Wow Toking with Jesus... Wow. Whatever floats your boat.

Anyways, on to my shit stories. Once, in first grade I remember having to go very bad but I thought I could hold it cause I hated shitting in the school's bathrooms. Just a phobia. Well, it was only the beginning of the day. Needless to say, I couldn't hold myself too well and I ended up dropping a huge log in my pants in the middle of my class.
No one smelled it for awhile, and we went down to the playground across the street to play later for recess. I refused to play with anyone because I knew they'd smell it, or worse it would smear when I went down the slide. So, I stood behind a big tree crying and telling everyone to leave me alone. No one knew what was going on.

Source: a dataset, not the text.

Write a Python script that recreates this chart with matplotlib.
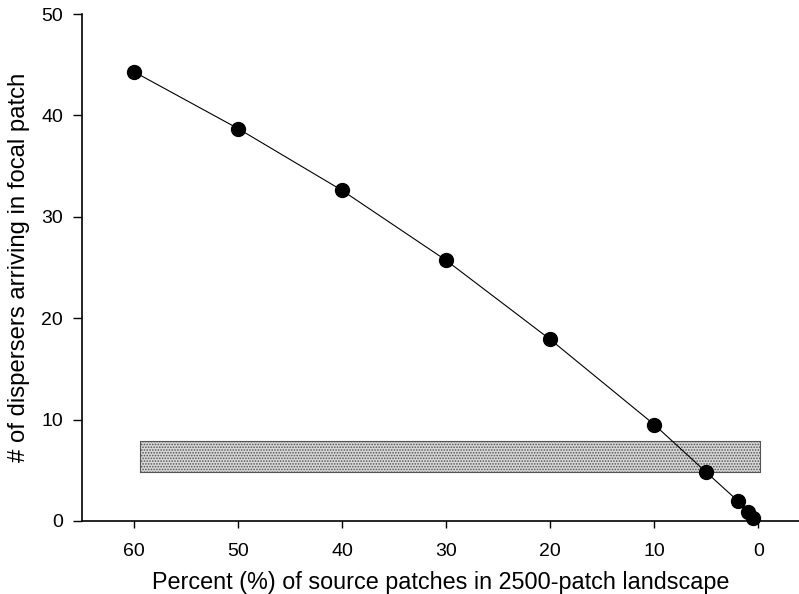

Later, when we got back to class, the teacher took me aside and I told her. She called my mom who came and picked me up from school, and I remember my first grade teacher and my mom talking, and my teacher said "I thought I was smelling something at some point." And I thought, 'You bitch, I'm still standing right here.'

The second time, and way too recent time, I was a senior in high school. Me and my girlfriend were in Blockbuster and I had to shit really bad, but I wasn't really having any troubles holding it. But then, I had to fart. Oh I can squeeze this one out, no problems. Not. So. Much. I ended up sharting my pants, and me and my gf were suppose to go hang out over at a friend of ours and watch movies. I sidled up to her as she was looking at movies, and very non-chalantly said "Damn. I just shat my pants." She gives me this look and starts laughing and making fun of me. I told her it's not funny and we had to go home so I could change boxers before we went over there. She made fun of me for the rest of the night... and several months after as well. Oh well, it was pretty funny.